Our findings are also broadly consistent with those of a recent study by Ammalainen and Moroshkina (2020), who found that the presentation of misleading pictorial hints could lead participants to a false anagram solution, and some of these false solutions appear to have been experienced as insight moments. Even though false insights were not the direct focus of their experiment, it is clear that their method could be used in the same manner as our own to isolate and study them. The positive correlation we found between false insights and false memories also supports previous findings that insight solutions are remembered more easily (Danek et al., 2013), and particularly suggests that feelings of ‘Aha’ can intrude upon a memory judgment such that one misattributes the feeling of discovery with the feeling of remembering (Dougal & Schooler, 2007).

Limitations and future research

The two experiments reported here used anagrams, but of course there are dozens of problem types that have been and could be used for research on insight moments. Future work with other sorts of problems is needed to explore the potential of the DRM paradigm more broadly. For example, subsequent research could explore different underlying mechanisms of ‘Aha’ (e.g., restructuring, transfer, memory pops) that might lead to variable false insights in concert with the DRM paradigm. Relatedly, a somewhat open question remains as to how exactly participants arrived at their false insight: Did it follow an explicit or implicit process of inference? That is, did the false anagram solution appear to participants spontaneously (implicit route), or did they analytically infer that anagram solutions are sometimes associated with words from the list and thereby find a matching solution (explicit route). We favor the implicit route because previous research strongly indicates that ‘Aha’ moments tend to follow implicit processing (Amabile et al., 1986; Bowden, 1997; Grant & Spivey, 2003; Hattori et al., 2013; Laukkonen et al., 2020; Laukkonen et al., 2021; Maier, 1931; Salvi et al., 2015; Salvi & Bowden, 2020; Schunn & Dunbar, 1996; Sio & Ormerod, 2009). Since false anagram solutions had to be accompanied by ‘Aha’ experiences to be considered a ‘false insight,’ these false insights presumably occurred to the participant following implicit processing. Theoretically, if the explicit route was followed then ‘Aha’ moments would not have occurred in the first place.
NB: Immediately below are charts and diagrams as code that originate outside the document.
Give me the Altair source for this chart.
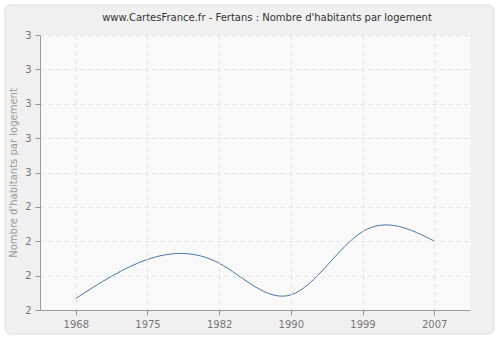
import altair as alt
import pandas as pd

years = ["1968", "1975", "1982", "1990", "1999", "2007"]
values = [2.042, 2.184, 2.170, 2.055, 2.285, 2.251]
title_text = "www.CartesFrance.fr - Fertans : Nombre d'habitants par logement"

df = pd.DataFrame({"year": years, "value": values})

W, H = 430, 275

outer = alt.Chart(pd.DataFrame({"a": [0]})).mark_rect(
    fill="#f0f0f0", stroke="#dcdcdc", strokeWidth=1, cornerRadius=6, clip=False
).encode(x=alt.value(-35), x2=alt.value(454), y=alt.value(-30), y2=alt.value(299))

inner = alt.Chart(pd.DataFrame({"a": [0]})).mark_rect(
    fill="#f9f9f9", clip=False
).encode(x=alt.value(0), x2=alt.value(W), y=alt.value(0), y2=alt.value(H))

title = alt.Chart(pd.DataFrame({"t": [title_text]})).mark_text(
    font="DejaVu Sans", fontSize=10, color="#333333", align="center",
    baseline="middle", clip=False
).encode(x=alt.value(227), y=alt.value(-17), text="t:N")

line = alt.Chart(df).mark_line(
    interpolate="natural", color="#4a76a8", strokeWidth=1
).encode(
    x=alt.X("year:O", sort=None, scale=alt.Scale(type="point", padding=0.5),
            axis=alt.Axis(title=None, labelAngle=0, grid=True, gridDash=[4, 4],
                          gridColor="#e2e2e2", domainColor="#999999",
                          tickColor="#999999", labelColor="#777777",
                          labelFontSize=10, labelFont="DejaVu Sans",
                          tickSize=5, labelPadding=4, zindex=1)),
    y=alt.Y("value:Q", scale=alt.Scale(domain=[2, 3], nice=False, zero=False),
            axis=alt.Axis(title="Nombre d'habitants par logement",
                          values=[2, 2.125, 2.25, 2.375, 2.5, 2.625, 2.75, 2.875, 3],
                          format=".0f", grid=True, gridDash=[4, 4],
                          gridColor="#e2e2e2", domainColor="#999999",
                          tickColor="#999999", labelColor="#777777",
                          labelFontSize=10, labelFont="DejaVu Sans",
                          titleColor="#999999", titleFontSize=10,
                          titleFont="DejaVu Sans", titleFontWeight="normal",
                          tickSize=5, labelPadding=4, titlePadding=6, zindex=1)),
)

chart = alt.layer(outer, inner, title, line).properties(
    width=W, height=H,
    autosize=alt.AutoSizeParams(type="none"),
    padding={"left": 40, "top": 35, "right": 30, "bottom": 30},
    background="white",
).configure_view(stroke=None)

chart.save("out.html", embed_options={"renderer": "svg", "actions": False})
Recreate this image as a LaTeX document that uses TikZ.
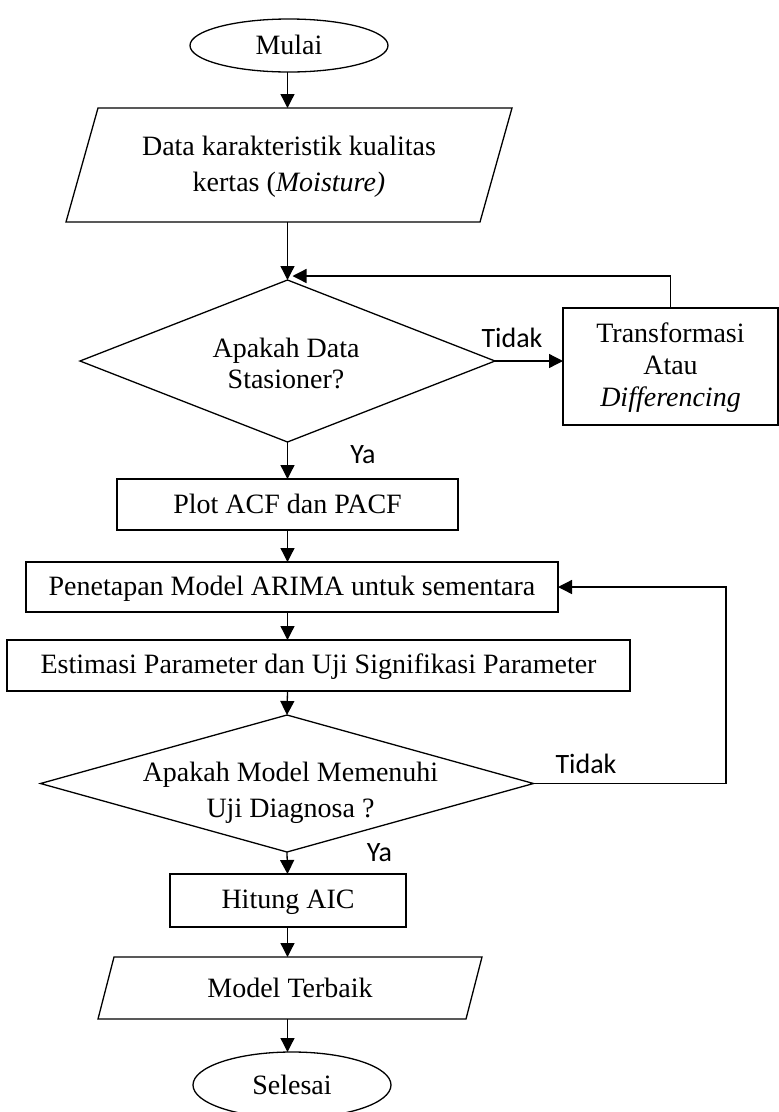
\documentclass[tikz,border=0pt]{standalone}
\usepackage{fontspec}
\setmainfont{Liberation Serif}
\newfontfamily\calib{Carlito}
\usetikzlibrary{shapes.geometric,arrows.meta,calc}
\newcommand\mystr{\rule[-4.5pt]{0pt}{27pt}}
\begin{document}
\begin{tikzpicture}[x=1pt,y=-1pt, line width=1.3pt,
  every node/.style={inner sep=0pt, outer sep=0pt},
  txt/.style={font=\fontsize{28}{36}\selectfont, align=center},
  boxnode/.style={draw, rectangle, txt},
  ghost/.style={rectangle, draw=none, txt},
  dia/.style={draw, diamond},
  term/.style={draw, ellipse, txt},
  lbl/.style={font=\calib\fontsize{28}{34}\selectfont},
  arr/.style={-{Triangle[length=14pt,width=14pt]}}
]
\useasboundingbox (0,0) rectangle (779,1112);
\coordinate (col) at (287.5,0);
\coordinate (rt) at (726,0);
\coordinate (j1) at (287.5,276);

% terminals
\node[term, minimum width=198pt, minimum height=53pt] (mulai) at (289,45.5) {\mystr Mulai};
\node[term, minimum width=198pt, minimum height=66pt] (selesai) at (292,1085) {\mystr Selesai};

% input parallelogram
\node[ghost, minimum width=414pt, minimum height=114pt] (data) at (289,165)
  {\mystr Data karakteristik kualitas\\ \mystr kertas (\textit{Moisture)}};
\draw ([xshift=16pt]data.north west) -- ([xshift=16pt]data.north east)
  -- ([xshift=-16pt]data.south east) -- ([xshift=-16pt]data.south west) -- cycle;

% decision 1
\node[dia, minimum width=415pt, minimum height=162pt] (d1) at (287.5,361) {};
\node[txt, font=\fontsize{28}{31}\selectfont] (d1t) at (286,363.5)
  {\mystr Apakah Data\\ \mystr Stasioner?};

% transform box
\node[boxnode, font=\fontsize{28}{32}\selectfont, minimum width=215pt, minimum height=117pt] (trans) at (670.5,366.5)
  {\mystr Transformasi\\ \mystr Atau\\ \mystr\textit{Differencing}};

% process boxes
\node[boxnode, minimum width=341pt, minimum height=51pt] (plot) at (287.5,504.5) {\mystr Plot ACF dan PACF};
\node[boxnode, minimum width=532pt, minimum height=50pt] (pen) at (292,587) {\mystr Penetapan Model ARIMA untuk sementara};
\node[boxnode, minimum width=623pt, minimum height=51pt] (est) at (318.5,665.5) {\mystr Estimasi Parameter dan Uji Signifikasi Parameter};

% decision 2
\node[dia, minimum width=493pt, minimum height=137pt] (d2) at (287,783.5) {};
\node[txt] (d2t) at (290.5,791)
  {\mystr Apakah Model Memenuhi\\ \mystr Uji Diagnosa ?};

\node[boxnode, minimum width=236pt, minimum height=53pt] (hit) at (288,900.5) {\mystr Hitung AIC};

% output parallelogram
\node[ghost, minimum width=368pt, minimum height=62pt] (model) at (290,988) {\mystr Model Terbaik};
\draw ([xshift=8pt]model.north west) -- ([xshift=8pt]model.north east)
  -- ([xshift=-8pt]model.south east) -- ([xshift=-8pt]model.south west) -- cycle;

% labels
\node[lbl, anchor=base] (tidak1) at (512,347) {Tidak};
\node[lbl, anchor=base] (ya1) at (363,463) {Ya};
\node[lbl, anchor=base] (tidak2) at (586,773) {Tidak};
\node[lbl, anchor=base] (ya2) at (379.5,861) {Ya};

% connectors
\draw[arr] (col |- mulai.south) -- (col |- data.north);
\draw[arr] (col |- data.south) -- (d1.north);
\draw[arr] (trans.north) -- (trans.north |- j1) -- ([xshift=5pt]j1);
\draw[arr] (d1.east) -- (d1.east -| trans.west);
\draw[arr] (d1.south) -- (col |- plot.north);
\draw[arr] (col |- plot.south) -- (col |- pen.north);
\draw[arr] (col |- pen.south) -- (col |- est.north);
\draw[arr] (col |- est.south) -- (d2.north);
\draw[arr] (d2.east) -- (d2.east -| rt) -- (rt |- pen.east) -- (pen.east);
\draw[arr] (d2.south) -- (col |- hit.north);
\draw[arr] (col |- hit.south) -- (col |- model.north);
\draw[arr] (col |- model.south) -- (col |- selesai.north);
\end{tikzpicture}
\end{document}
We also had no way of equating the degree of visual similarity with the magnitude of sematic priming, so our conclusions regarding the joint importance of these two manipulations are limited to the current manipulations. Nonetheless, at this point we may tentatively conclude that false insights are a product of the same general processes as true insights, and thereby reflect a restructuring of a problem driven by past experience (Danek et al., 2020). Our results suggest that this sudden and dramatic restructuring can lead to false insights when the problem-solving context misleads people into inappropriately connecting ideas or experiences that do not actually belong together. In our paradigm, we lured people into this experience by planting an idea in their mind (semantic priming) and then providing a stimulus that closely resembled an instantiation of that idea (visual similarity), thereby making the solution seem feasible.

Conclusions

Should we trust our epiphanies? Our research demonstrates that ‘Aha’ moments are not necessarily correct and that false insights can be induced by manipulating what one is thinking and seeing at the moment of solution. These results suggest that our feelings, while often informative, are also sometimes misleading. Like any other heuristic, feelings of insight are probably a useful guide due to their general accuracy but will occasionally lead us astray. Our experiments have established the importance of past information in the experience of false insight and provided a method to make the experimental study of false insights tractable.